The PKR activation pathway may be inhibited as a survival benefit for the cancer cell. Increased PKR expression has been documented in cancer cells, but its activity was in-fact decreased; therefore we can add that increased PKR expression is a finding but this PKR is non-functioning. This may be attributed to mutation in PKR gene induced by the virus or epigenetics changes whether caused by methylation or phosphorylation. It should however be noted that increased PKR expression was recently described in breast cancer-derived cell lines [
25]. Defective programmed cell death mechanisms contribute significantly to the origin and progression of cancer. These tumours show high levels of PKR, suggesting that the ability of PKR to inhibit cell proliferation is impaired in some way [
27]. Thus loss of PKR function may constitute one step in the pathway to tumorigenesis. Our observations imply that liver cell proliferation observed during liver carcinogenesis is associated with the selection of viral genomes whose core products activate PKR. The specific association of HCV core protein expressed in HCC tissues with PKR leads to the increased activity of the kinase.
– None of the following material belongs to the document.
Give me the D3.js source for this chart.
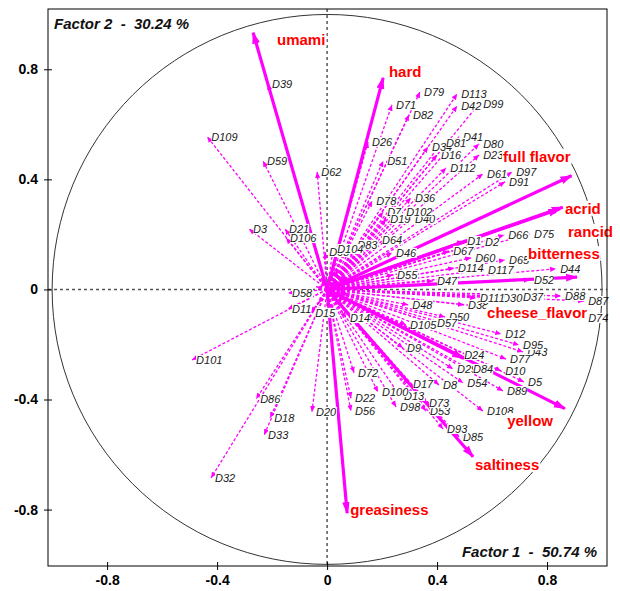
<!DOCTYPE html>
<html>
<head>
<meta charset="utf-8">
<script src="https://cdn.jsdelivr.net/npm/d3@7"></script>
<style>
body { margin: 0; background: #fff; }
text { font-family: Arial, "Liberation Sans", sans-serif; }
</style>
</head>
<body>
<svg width="620" height="591"></svg>
<script>
// active variables (bold arrows)
const activeNames = ["umami", "hard", "full flavor", "acrid", "rancid", "bitterness", "cheese_flavor", "yellow", "saltiness", "greasiness"];
const activeX = [-0.269, 0.204, 0.889, 0.857, 0.845, 0.909, 0.495, 0.865, 0.531, 0.073];
const activeY = [0.933, 0.769, 0.413, 0.299, 0.292, 0.045, -0.250, -0.433, -0.608, -0.813];
const activeLabelX = [-0.182, 0.225, 0.640, 0.865, 0.876, 0.731, 0.582, 0.655, 0.538, 0.084];
const activeLabelY = [0.907, 0.791, 0.482, 0.293, 0.209, 0.129, -0.085, -0.478, -0.638, -0.802];

// supplementary variables (dashed arrows)
const suppNames = ["D39","D109","D59","D62","D3","D21","D106","D104","D83","D64","D46","D1","D2","D66","D75","D67","D60","D65","D55","D114","D117","D44","D47","D52","D88","D87","D74","D37","D111","D30","D48","D38","D105","D57","D50","D14","D15","D58","D11","D101","D86","D18","D33","D20","D32","D9","D24","D72","D17","D8","D29","D84","D54","D100","D13","D22","D56","D98","D73","D53","D108","D93","D85","D95","D77","D43","D10","D5","D89","D12","D26","D71","D82","D79","D113","D42","D99","D51","D81","D34","D16","D41","D80","D23","D112","D61","D97","D91","D78","D36","D102","D40","D7","D19","D68",
  "D4","D6","D25","D27","D28","D31","D35","D45","D49","D63","D69","D70","D76","D90","D92","D94","D96","D103","D107","D110","D115","D116"];
const suppX = [-0.215,-0.436,-0.233,-0.036,-0.284,-0.153,-0.149,0.022,0.095,0.185,0.236,0.495,0.560,0.644,0.738,0.444,0.524,0.647,0.240,0.462,0.571,0.833,0.385,0.738,0.851,0.935,0.935,0.698,0.542,0.622,0.295,0.498,0.287,0.385,0.429,0.069,-0.058,-0.142,-0.142,-0.491,-0.258,-0.207,-0.229,-0.055,-0.422,0.276,0.484,0.098,0.298,0.407,0.458,0.516,0.495,0.185,0.265,0.087,0.087,0.251,0.356,0.360,0.567,0.422,0.480,0.698,0.651,0.713,0.633,0.716,0.640,0.633,0.149,0.236,0.298,0.338,0.473,0.473,0.553,0.204,0.418,0.367,0.400,0.480,0.553,0.553,0.433,0.567,0.673,0.647,0.164,0.305,0.273,0.305,0.204,0.215,-0.007,
  0.060,0.080,0.050,0.030,0.070,-0.020,0.040,0.065,0.055,0.020,-0.030,0.070,0.040,0.070,0.030,-0.040,0.060,0.020,0.045,0.075,0.035,0.065];
const suppY = [0.747,0.555,0.467,0.427,0.220,0.220,0.187,0.147,0.162,0.180,0.133,0.176,0.173,0.198,0.202,0.140,0.115,0.107,0.053,0.078,0.071,0.075,0.031,0.035,-0.024,-0.042,-0.104,-0.027,-0.031,-0.031,-0.056,-0.056,-0.129,-0.122,-0.100,-0.104,-0.085,-0.013,-0.071,-0.256,-0.398,-0.467,-0.529,-0.445,-0.685,-0.213,-0.238,-0.303,-0.344,-0.347,-0.289,-0.289,-0.340,-0.373,-0.387,-0.395,-0.442,-0.427,-0.413,-0.442,-0.442,-0.507,-0.536,-0.202,-0.253,-0.227,-0.296,-0.336,-0.369,-0.162,0.536,0.671,0.635,0.718,0.711,0.667,0.675,0.467,0.533,0.518,0.489,0.555,0.529,0.489,0.442,0.420,0.427,0.391,0.322,0.333,0.282,0.256,0.282,0.256,0.136,
  0.050,-0.020,-0.060,0.070,0.020,0.040,-0.030,0.045,-0.055,-0.080,-0.050,-0.040,0.070,-0.010,0.030,0.010,0.000,0.060,0.030,0.045,-0.045,-0.030];

const xTicks = [-0.8, -0.4, 0, 0.4, 0.8];
const yTicks = [-0.8, -0.4, 0, 0.4, 0.8];
const xTitle = "Factor 1  -  50.74 %";
const yTitle = "Factor 2  -  30.24 %";

const box = { left: 48, right: 607, top: 9, bottom: 566 };
const magenta = "#ff00ff";

const svg = d3.select("svg");

const x = d3.scaleLinear().domain([-1.015, 1.018]).range([box.left, box.right]);
const y = d3.scaleLinear().domain([-1.005, 1.019]).range([box.bottom, box.top]);

const defs = svg.append("defs");
defs.append("marker")
  .attr("id", "headSmall")
  .attr("markerUnits", "userSpaceOnUse")
  .attr("viewBox", "0 -3 6 6")
  .attr("refX", 6).attr("refY", 0)
  .attr("markerWidth", 6).attr("markerHeight", 6)
  .attr("orient", "auto")
  .append("path").attr("d", "M0,-2.6L6,0L0,2.6Z").attr("fill", magenta);
defs.append("marker")
  .attr("id", "headBig")
  .attr("markerUnits", "userSpaceOnUse")
  .attr("viewBox", "0 -5 12 10")
  .attr("refX", 11).attr("refY", 0)
  .attr("markerWidth", 12).attr("markerHeight", 10)
  .attr("orient", "auto")
  .append("path").attr("d", "M0,-4L12,0L0,4Z").attr("fill", magenta);

const supp = suppNames.map((n, i) => ({ name: n, x: suppX[i], y: suppY[i], num: +n.slice(1) }));
const active = activeNames.map((n, i) => ({ name: n, x: activeX[i], y: activeY[i], lx: activeLabelX[i], ly: activeLabelY[i] }));

// unit circle
svg.append("circle")
  .attr("cx", x(0)).attr("cy", y(0))
  .attr("r", x(1) - x(0))
  .attr("fill", "none")
  .attr("stroke", "#333")
  .attr("stroke-width", 1);

// zero lines
svg.append("line")
  .attr("x1", x(0)).attr("x2", x(0)).attr("y1", box.top).attr("y2", box.bottom)
  .attr("stroke", "#555").attr("stroke-width", 1.5).attr("stroke-dasharray", "3,3");
svg.append("line")
  .attr("x1", box.left).attr("x2", box.right).attr("y1", y(0)).attr("y2", y(0))
  .attr("stroke", "#555").attr("stroke-width", 1.5).attr("stroke-dasharray", "3,3");

// dashed arrows
svg.append("g").selectAll("line")
  .data(supp)
  .enter().append("line")
  .attr("x1", x(0)).attr("y1", y(0))
  .attr("x2", d => x(d.x)).attr("y2", d => y(d.y))
  .attr("stroke", magenta)
  .attr("stroke-width", 1.3)
  .attr("stroke-dasharray", "3,2")
  .attr("marker-end", "url(#headSmall)");

// bold arrows
svg.append("g").selectAll("line")
  .data(active)
  .enter().append("line")
  .attr("x1", x(0)).attr("y1", y(0))
  .attr("x2", d => x(d.x)).attr("y2", d => y(d.y))
  .attr("stroke", magenta)
  .attr("stroke-width", 3.2)
  .attr("marker-end", "url(#headBig)");

// D labels, each on a white box (labels of the tiny arrows at the origin are hidden in the blob)
const labelled = supp.filter(d => Math.hypot(d.x, d.y) > 0.09).sort((a, b) => a.num - b.num);
const lg = svg.append("g");
labelled.forEach(d => {
  const g = lg.append("g");
  const rect = g.append("rect").attr("fill", "#fff");
  const t = g.append("text")
    .attr("x", x(d.x) + 4)
    .attr("y", y(d.y) + 4)
    .attr("font-size", 11)
    .attr("font-style", "italic")
    .attr("fill", "#1a1a1a")
    .text(d.name);
  const b = t.node().getBBox();
  rect.attr("x", b.x).attr("y", b.y + 1).attr("width", b.width).attr("height", b.height - 2);
});

// active labels
const ag = svg.append("g");
active.forEach(d => {
  const g = ag.append("g");
  const rect = g.append("rect").attr("fill", "#fff");
  const t = g.append("text")
    .attr("x", x(d.lx))
    .attr("y", y(d.ly) + 5)
    .attr("font-size", 15)
    .attr("font-weight", "bold")
    .attr("fill", "#ff0000")
    .text(d.name);
  const b = t.node().getBBox();
  rect.attr("x", b.x - 1).attr("y", b.y + 1).attr("width", b.width + 2).attr("height", b.height - 2);
});

// axes
const fmt = d => d === 0 ? "0" : d.toFixed(1);
const yAxis = svg.append("g")
  .attr("transform", `translate(${box.left},0)`)
  .call(d3.axisLeft(y).tickValues(yTicks).tickFormat(fmt).tickSize(4).tickPadding(6));
const xAxis = svg.append("g")
  .attr("transform", `translate(0,${box.bottom})`)
  .call(d3.axisBottom(x).tickValues(xTicks).tickFormat(fmt).tickSize(4).tickPadding(5));
[xAxis, yAxis].forEach(a => {
  a.select(".domain").remove();
  a.selectAll("text")
    .attr("font-family", "Arial, 'Liberation Sans', sans-serif")
    .attr("font-size", 14)
    .attr("font-weight", "bold")
    .attr("fill", "#000");
  a.selectAll("line").attr("stroke", "#000");
});
yAxis.selectAll(".tick line").attr("x1", 4).attr("x2", -4);
xAxis.selectAll(".tick line").attr("y1", -4).attr("y2", 4);

// frame
svg.append("rect")
  .attr("x", box.left).attr("y", box.top)
  .attr("width", box.right - box.left).attr("height", box.bottom - box.top)
  .attr("fill", "none").attr("stroke", "#000").attr("stroke-width", 1);

// axis titles
svg.append("text")
  .attr("x", box.left + 6).attr("y", box.top + 20)
  .attr("font-size", 15).attr("font-weight", "bold").attr("font-style", "italic")
  .style("white-space", "pre")
  .attr("fill", "#111")
  .text(yTitle);
svg.append("text")
  .attr("x", box.right - 10).attr("y", box.bottom - 9)
  .attr("text-anchor", "end")
  .attr("font-size", 15).attr("font-weight", "bold").attr("font-style", "italic")
  .style("white-space", "pre")
  .attr("fill", "#111")
  .text(xTitle);
</script>
</body>
</html>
PKR activation is not sufficient to cause cell death because of the strong anti-apoptotic signalling in HCV infected cells [
16]. Our work showed no significant difference in expression of PKR among patients with well differentiated tumours and those with poor or moderate differentiation, this is in concordance with other study [
34]. While a previous report showed that the expression of PKR was increased significantly in well-differentiated HCC related HBV infection, compared with that in poorly differentiated HCC [
36]. These different results from ours may be due to the method used for PKR measurement. A TaqMan RT-PCR used in the present study is a quantitative method while the immunohistochemical staining method used in the previous report is not. Also the impact of HCV on PKR may be different from that of HBV.
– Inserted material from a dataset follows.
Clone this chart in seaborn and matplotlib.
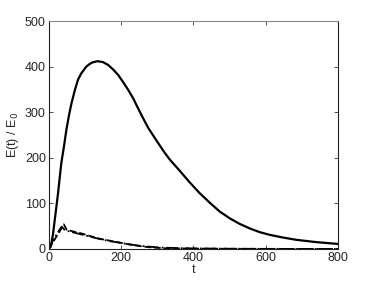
import numpy as np
import pandas as pd
import matplotlib
matplotlib.use('Agg')
import matplotlib.pyplot as plt
import seaborn as sns

# datos
t_solida = [0, 6, 12, 17, 26, 35, 43, 49, 56, 63, 72, 81, 90, 104, 112, 120, 135, 150, 164, 178,
            192, 206, 220, 234, 247, 261, 275, 298, 320, 335, 363, 390, 418, 446, 473, 501,
            528, 556, 583, 611, 648, 685, 740, 800]
e_solida = [0, 5, 32, 64, 122, 188, 228, 261, 292, 319, 347, 371, 385, 400, 405, 409, 412, 410,
            404, 394, 382, 366, 349, 330, 309, 287, 266, 238, 212, 196, 171, 146, 122, 101, 82,
            67, 55, 45, 37, 31, 25, 20, 15, 11]

t_guion = [0, 10, 20, 30, 42, 50, 70, 91, 137, 183, 229, 275, 321, 400, 500, 600, 700, 800]
e_guion = [0, 12, 25, 38, 54, 42, 38, 34, 23, 16, 9, 4, 1.5, 0.8, 0.4, 0.2, 0.1, 0]

t_punto = [0, 10, 20, 30, 36, 45, 60, 90, 130, 170, 210, 250, 300, 350, 400, 500, 600, 700, 800]
e_punto = [0, 15, 29, 42, 49, 41, 38, 32, 24, 17, 12, 7, 3.5, 2, 1.2, 0.5, 0.2, 0.1, 0]

sns.set_style('ticks')
plt.rcParams['font.family'] = ['Liberation Sans', 'DejaVu Sans']
plt.rcParams['font.size'] = 9
plt.rcParams['xtick.direction'] = 'in'
plt.rcParams['ytick.direction'] = 'in'

fig = plt.figure(figsize=(3.74, 2.81), dpi=100)
ax = fig.add_axes([0.13, 0.114, 0.774, 0.811])

sns.lineplot(x=t_solida, y=e_solida, ax=ax, color='black', linewidth=1.6)
sns.lineplot(x=t_guion, y=e_guion, ax=ax, color='black', linewidth=1.3, linestyle='--')
sns.lineplot(x=t_punto, y=e_punto, ax=ax, color='black', linewidth=1.3, linestyle='-.')

ax.set_xlim(0, 800)
ax.set_ylim(0, 500)
ax.set_xticks([0, 200, 400, 600, 800])
ax.set_yticks([0, 100, 200, 300, 400, 500])
ax.tick_params(top=True, right=True, length=3, width=0.6, pad=2, labelsize=9, color='#333333')
for s in ax.spines.values():
    s.set_linewidth(0.8)
    s.set_visible(True)
    s.set_color('#222222')
ax.spines['top'].set_color('#888888')

ax.set_xlabel('t', labelpad=0, fontsize=9)
ax.set_ylabel('E(t) / E$_0$', labelpad=3, fontsize=9)

fig.savefig('out.png', dpi=100)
Further studies showed that normal tissues tend to have lower PKR levels than their neoplastic counterparts [
18]. This was in parallel with our data as we found a significant increase in PKR in HCV-4 related HCC cases when compared with normal subjects. There was no correlation between PKR gene expression in liver tissue and age, ALT, AST, bilirubin and AFP. So, PKR was found to be an independent prognostic factor indicating the important biological significance of this gene in the HCC disease process. In a study on peripheral adenocarcinoma of the lung, PKR showed a prognostic impact in which patients with high PKR expression had significantly shorter survival periods than those with low PKR expression [
37]. This may be of great help if estimated in HCC patients. We also found that higher PKR gene expression was associated with higher scores of fibrosis and HAI in both HCV-4 and HCV-4 related HCC cases. No other thesis evaluated this relationship.
We detected a significant negative correlation between PKR gene expression and serum viral load in HCV-4 and HCV-4 related HCC cases, in which HCV copy number was significantly decreased by increasing PKR gene expression, these data are compatible with those obtained by others [
35]. It appears that HCV protein expression is directly dependent on PKR expression. PKR is antiviral towards HCV thus the over-expression of PKR significantly suppressed HCV levels. From these correlative data, we suggest that PKR is potentially functional in decreasing viral replication. Other authors demonstrated that the expressed endogenous PKR plays a role in controlling the initiation of HCV infection but does not affect HCV replication in infected cells in which persistent viral replication is fully established [
5]. Once activated by these low concentrations of dsRNA, PKR cannot be inhibited by subsequent addition of high concentrations of dsRNA [
16]. Our findings therefore suggest that the activation of PKR may reduce HCV protein expression and the elimination of infected cells, thus favouring viral persistence.